Councillor Dafydd Edwards is the Cabinet member responsible for Highways and Environmental Services together with Housing. He said: “We see this trial as a practical and relatively cost effective way of responding to long standing issues relating to domestic waste presentation in Aberystwyth town centre. The sacks will also provide a visible reminder to residents in the town centre on what days to present their black bags.

“The trial forms part of the Caru Aber campaign, and the wider Caru Ceredigion campaign, where the council looks to work with local communities to address issues which are of concern or are important to them.

“This innovative approach is another example of positive proactive action the council is taking. We hope that the residents of the town centre will play their part by making good use of the sacks as this will be the critical factor in measuring the success of the scheme.”

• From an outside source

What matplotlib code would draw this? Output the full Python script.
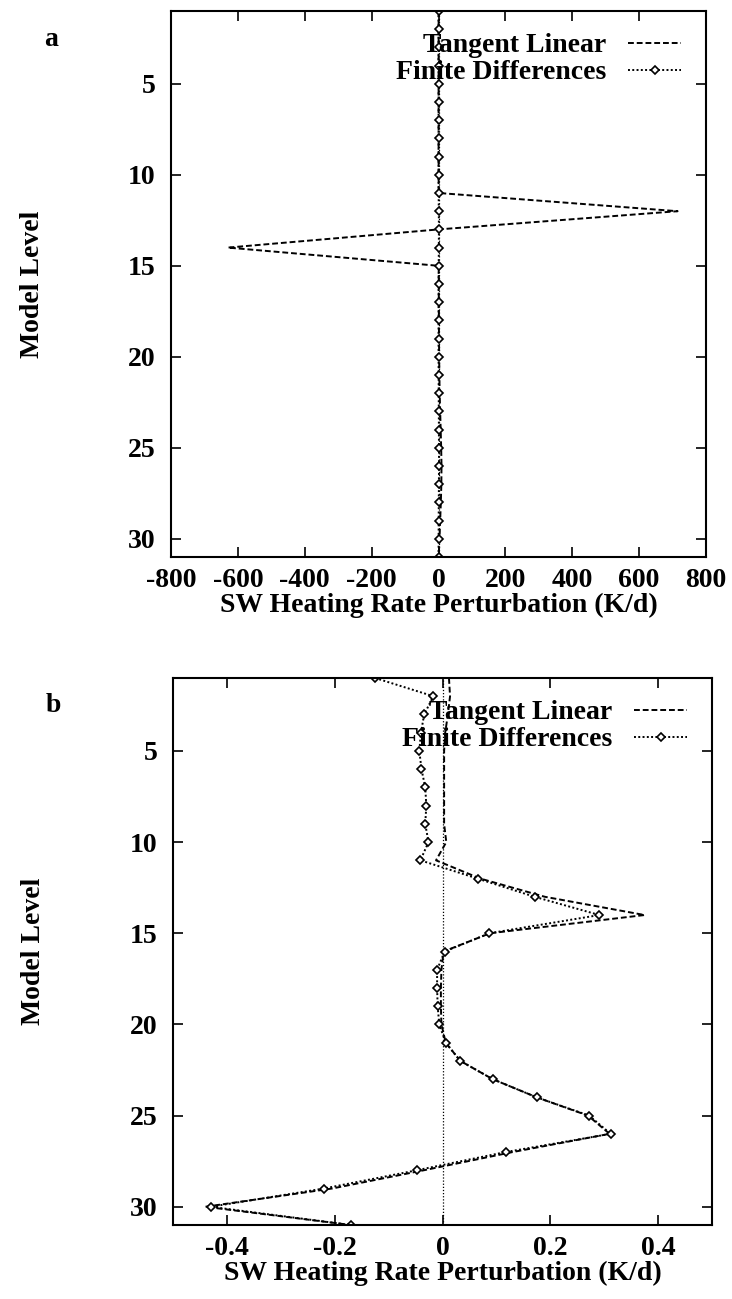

Clean recycling and food waste should continue to be presented on a weekly basis in the containers that the council already provides through clear bags and food caddies.

Ensuring that the right waste is presented in the right way and on the right day will help to make sure that the town’s streets are kept clean and that the waste is contained, managed and treated in the most cost effective and environmentally friendly way as possible.

The sacks were first used in readiness for waste collections on Tuesday 6 August 2019. The initial feedback is positive as they have worked to contain the waste on the streets, which were noticeably cleaner.

This latest initiative is developing on feedback and experience from two other trials undertaken. The success of the trial will be monitored on an ongoing basis and reviewed to reflect the experience which will include looking at ways of engaging all residents.